Investors should also consider the company’s mixed return profile relative to the broader market, which has seen strong short-term gains but disappointing longer-term performance. The micro-cap status adds an additional layer of risk, including lower liquidity and higher price swings.
In summary, Dhunseri Ventures Ltd offers an intriguing valuation proposition, but prospective buyers must balance this against the company’s financial health and sector dynamics. A thorough due diligence process and monitoring of earnings trends will be essential before committing capital.

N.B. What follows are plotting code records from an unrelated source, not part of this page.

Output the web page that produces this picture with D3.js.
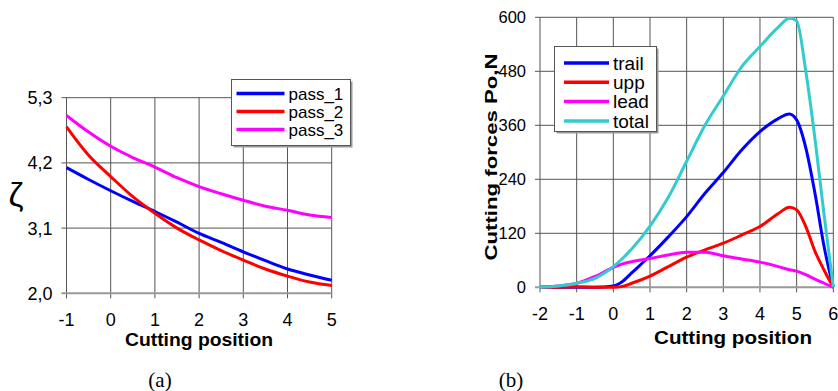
<!DOCTYPE html>
<html>
<head>
<meta charset="utf-8">
<script src="https://cdn.jsdelivr.net/npm/d3@7"></script>
<style>
  body { margin: 0; background: #fff; }
  text { font-family: Arial, "Liberation Sans", sans-serif; fill: #000; }
</style>
</head>
<body>
<svg id="chart" width="838" height="391"></svg>
<script>
// chart (a): zeta vs cutting position
var posA = [-1, -0.5, 0, 0.5, 1, 1.5, 2, 2.5, 3, 3.5, 4, 4.5, 5];
var pass1 = [4.12, 3.92, 3.73, 3.55, 3.38, 3.20, 3.01, 2.86, 2.70, 2.55, 2.41, 2.31, 2.22];
var pass2 = [4.81, 4.33, 3.97, 3.63, 3.35, 3.10, 2.90, 2.72, 2.56, 2.41, 2.29, 2.19, 2.13];
var pass3 = [5.00, 4.72, 4.48, 4.29, 4.13, 3.95, 3.80, 3.68, 3.57, 3.47, 3.40, 3.32, 3.28];
var ticksAx = [-1, 0, 1, 2, 3, 4, 5];
var ticksAy = [2.0, 3.1, 4.2, 5.3];

// chart (b): cutting forces
var posB = [-2, -1.5, -1, -0.5, 0, 0.25, 0.5, 1, 1.5, 2, 2.5, 3, 3.5, 4, 4.5, 4.8, 5, 5.25, 5.5, 5.75, 6];
var trail = [0, 0, 0, 0, 3, 13, 32, 70, 112, 157, 209, 255, 305, 346, 375, 385, 372, 310, 209, 90, 0];
var upp   = [0, 0, 1, 0, 0, 2, 9, 25, 46, 67, 83, 98, 116, 135, 164, 178, 172, 135, 80, 38, 0];
var lead  = [0, 3, 9, 24, 44, 52, 57, 64, 72, 78, 78, 70, 63, 56, 46, 39, 36, 28, 18, 9, 0];
var total = [0, 3, 9, 20, 46, 64, 85, 136, 200, 280, 360, 425, 490, 535, 578, 598, 592, 480, 330, 160, 0];
var ticksBx = [-2, -1, 0, 1, 2, 3, 4, 5, 6];
var ticksBy = [0, 120, 240, 360, 480, 600];

var svg = d3.select("#chart");
svg.append("rect").attr("width", 838).attr("height", 391).attr("fill", "#fff");

function drawPanel(cfg) {
  var g = svg.append("g");
  var x = d3.scaleLinear().domain(cfg.xDom).range(cfg.xRange);
  var y = d3.scaleLinear().domain(cfg.yDom).range(cfg.yRange);

  // grid
  g.selectAll(".gx").data(cfg.xTicks).enter().append("line")
    .attr("x1", d => x(d)).attr("x2", d => x(d))
    .attr("y1", cfg.yRange[1]).attr("y2", cfg.yRange[0] + 5)
    .attr("stroke", "#555").attr("stroke-width", 1);
  g.selectAll(".gy").data(cfg.yTicks).enter().append("line")
    .attr("x1", cfg.xRange[0] - 5).attr("x2", cfg.xRange[1])
    .attr("y1", d => y(d)).attr("y2", d => y(d))
    .attr("stroke", (d, i) => i == 0 ? "#999" : "#555")
    .attr("stroke-width", (d, i) => i == 0 ? 2 : 1);

  // tick labels
  g.selectAll(".ty").data(cfg.yTicks).enter().append("text")
    .attr("x", cfg.xRange[0] - 14).attr("y", d => y(d))
    .attr("dy", "0.36em").attr("text-anchor", "end")
    .attr("font-size", cfg.yFont)
    .text(cfg.yFmt);
  g.selectAll(".tx").data(cfg.xTicks).enter().append("text")
    .attr("x", d => x(d)).attr("y", cfg.xLabY)
    .attr("text-anchor", "middle")
    .attr("font-size", cfg.xFont)
    .text(d => d);

  // series
  var line = d3.line().x(d => x(d[0])).y(d => y(d[1])).curve(d3.curveMonotoneX);
  cfg.series.forEach(s => {
    g.append("path")
      .datum(cfg.pos.map((p, i) => [p, s.values[i]]))
      .attr("d", line)
      .attr("fill", "none").attr("stroke", s.color)
      .attr("stroke-width", 3).attr("stroke-linejoin", "round");
  });

  // legend
  var L = cfg.legend;
  g.append("rect").attr("x", L.x + 2).attr("y", L.y + 2).attr("width", L.w).attr("height", L.h)
    .attr("fill", "#999");
  g.append("rect").attr("x", L.x).attr("y", L.y).attr("width", L.w).attr("height", L.h)
    .attr("fill", "#fff").attr("stroke", "#555").attr("stroke-width", 1);
  cfg.series.forEach((s, i) => {
    var yy = L.y + L.first + i * L.step;
    g.append("line").attr("x1", L.x + L.lx0).attr("x2", L.x + L.lx1)
      .attr("y1", yy).attr("y2", yy)
      .attr("stroke", s.color).attr("stroke-width", 3.5);
    g.append("text").attr("x", L.x + L.lx1 + 4).attr("y", yy).attr("dy", "0.36em")
      .attr("font-size", L.font).text(s.name);
  });

  // x title
  g.append("text").attr("x", cfg.xTitle.x).attr("y", cfg.xTitle.y)
    .attr("text-anchor", "middle").attr("font-weight", "bold")
    .attr("font-size", cfg.xTitle.size)
    .attr("textLength", cfg.xTitle.len).attr("lengthAdjust", "spacingAndGlyphs")
    .text("Cutting position");
}

drawPanel({
  xDom: [-1, 5], xRange: [66.5, 331.7],
  yDom: [2.0, 5.3], yRange: [293.3, 97.7],
  xTicks: ticksAx, yTicks: ticksAy,
  yFmt: d => d.toFixed(1).replace(".", ","), yFont: 18, xFont: 18, xLabY: 326,
  pos: posA,
  series: [
    { name: "pass_1", values: pass1, color: "#0000ff" },
    { name: "pass_2", values: pass2, color: "#ff0000" },
    { name: "pass_3", values: pass3, color: "#ff00ff" }
  ],
  legend: { x: 231.5, y: 79.5, w: 119, h: 66, first: 14, step: 18, lx0: 5, lx1: 53, font: 17 },
  xTitle: { x: 199, y: 346, size: 19, len: 148 }
});

drawPanel({
  xDom: [-2, 6], xRange: [540, 833.3],
  yDom: [0, 600], yRange: [287.3, 17.3],
  xTicks: ticksBx, yTicks: ticksBy,
  yFmt: d => d, yFont: 16.5, xFont: 18, xLabY: 320,
  pos: posB,
  series: [
    { name: "trail", values: trail, color: "#0000ff" },
    { name: "upp", values: upp, color: "#ff0000" },
    { name: "lead", values: lead, color: "#ff00ff" },
    { name: "total", values: total, color: "#33cccc" }
  ],
  legend: { x: 554.5, y: 46.5, w: 102, h: 85, first: 16.5, step: 19.3, lx0: 9.5, lx1: 54.5, font: 19 },
  xTitle: { x: 733, y: 344, size: 19, len: 158 }
});

// y titles
svg.append("text").attr("x", 16).attr("y", 194).attr("dy", "0.35em")
  .attr("text-anchor", "middle").attr("font-size", 34).text("ζ");
svg.append("text")
  .attr("transform", "translate(497,157) rotate(-90)")
  .attr("text-anchor", "middle").attr("font-weight", "bold").attr("font-size", 17)
  .attr("textLength", 207).attr("lengthAdjust", "spacingAndGlyphs")
  .text("Cutting forces Po,N");

// captions
svg.selectAll(".cap").data([["(a)", 160], ["(b)", 511]]).enter().append("text")
  .attr("x", d => d[1]).attr("y", 387).attr("text-anchor", "middle")
  .style("font-family", "'Liberation Serif', 'Times New Roman', serif")
  .attr("font-size", 21).text(d => d[0]);
</script>
</body>
</html>
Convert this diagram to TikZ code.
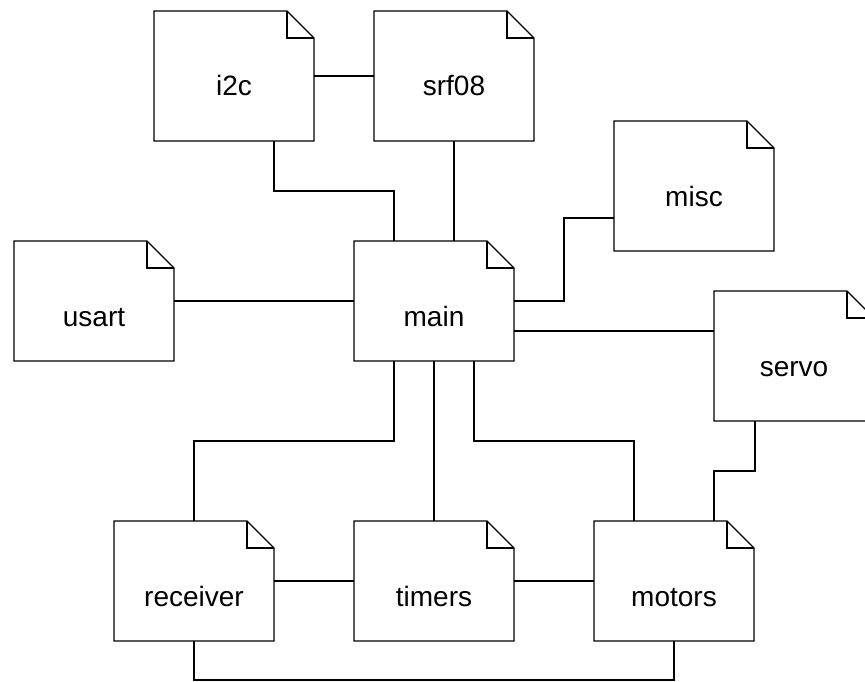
\documentclass[tikz,border=0pt]{standalone}
\usepackage{fontspec}
\setmainfont{Liberation Sans}
\tikzset{
  wire/.style={line width=1.1pt, black},
  notedraw/.style={line width=1.1pt, black, line join=miter},
  basenote/.style={minimum width=160pt, inner sep=0pt, outer sep=0pt,
    anchor=north west, text height=85pt, font=\fontsize{28}{32}\selectfont},
  tallnote/.style={basenote, minimum height=130pt, text depth=45pt},
  shortnote/.style={basenote, minimum height=120pt, text depth=35pt}
}
\begin{document}
\begin{tikzpicture}[x=1pt,y=-1pt]
  \fill[white] (0,0) rectangle (865,682);
  \path[use as bounding box] (0,0) rectangle (865,682);
  \clip (0,0) rectangle (865,682);

  % modules
  \node[tallnote]  (i2c)      at (154,11)  {i2c};
  \node[tallnote]  (srf08)    at (374,11)  {srf08};
  \node[tallnote]  (misc)     at (614,121) {misc};
  \node[shortnote] (usart)    at (14,241)  {usart};
  \node[shortnote] (main)     at (354,241) {main};
  \node[tallnote]  (servo)    at (714,291) {servo};
  \node[shortnote] (receiver) at (114,521) {receiver};
  \node[shortnote] (timers)   at (354,521) {timers};
  \node[shortnote] (motors)   at (594,521) {motors};

  % note outlines with folded corner
  \foreach \n in {i2c,srf08,misc,usart,main,servo,receiver,timers,motors}{
    \draw[notedraw] (\n.north west) -- ([xshift=-27pt]\n.north east)
      -- ([yshift=-27pt]\n.north east) -- (\n.south east)
      -- (\n.south west) -- cycle;
    \draw[notedraw] ([xshift=-27pt]\n.north east) |- ([yshift=-27pt]\n.north east);
  }

  % dependencies
  \draw[wire] (i2c.east) -- (srf08.west);
  \draw[wire] ([xshift=40pt]i2c.south) -- ++(0,50) -| ([xshift=-40pt]main.north);
  \draw[wire] (srf08.south) -- (srf08.south |- main.north);
  \draw[wire] (usart.east) -- (main.west);
  \draw[wire] (main.east) -- ++(50,0) |- ([yshift=-32pt]misc.west);
  \draw[wire] ([yshift=-30pt]main.east) -- ([yshift=-30pt]main.east -| servo.west);
  \draw[wire] ([xshift=-40pt]main.south) -- ++(0,80) -| (receiver.north);
  \draw[wire] (main.south) -- (timers.north);
  \draw[wire] ([xshift=40pt]main.south) -- ++(0,80) -| ([xshift=-40pt]motors.north);
  \draw[wire] (receiver.east) -- (timers.west);
  \draw[wire] (timers.east) -- (motors.west);
  \draw[wire] (receiver.south) -- ++(0,39) -| (motors.south);
  \draw[wire] ([xshift=-39pt]servo.south) -- ++(0,50) -| ([xshift=40pt]motors.north);
\end{tikzpicture}
\end{document}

Comparative Valuation Snapshot
To contextualise Dhunseri Ventures’ valuation, consider the following peer comparisons:
- Titan Biotech: P/E 71.37, EV/EBITDA 58.16, PEG 3.41 – Very Expensive
- Stallion India: P/E 40.97, EV/EBITDA 37.93 – Very Expensive
- Sanstar: P/E 82.99, EV/EBITDA 84.08 – Very Expensive
- I G Petrochems: Loss-making, EV/EBITDA 18.98 – Very Attractive
- TGV Sraac: P/E 9.22, EV/EBITDA 4.19, PEG 0.10 – Very Attractive
This spectrum highlights the relative bargain Dhunseri Ventures represents, albeit with caveats regarding earnings quality and growth prospects.
Conclusion
Dhunseri Ventures Ltd’s valuation parameters have improved significantly, signalling a potential entry point for investors prioritising price attractiveness. While the micro-cap’s financial metrics and market sentiment remain cautious, the very attractive P/E and EV multiples relative to peers offer a compelling value proposition. Investors should weigh these factors carefully, considering both the upside potential and inherent risks associated with the company’s earnings profile and sector positioning.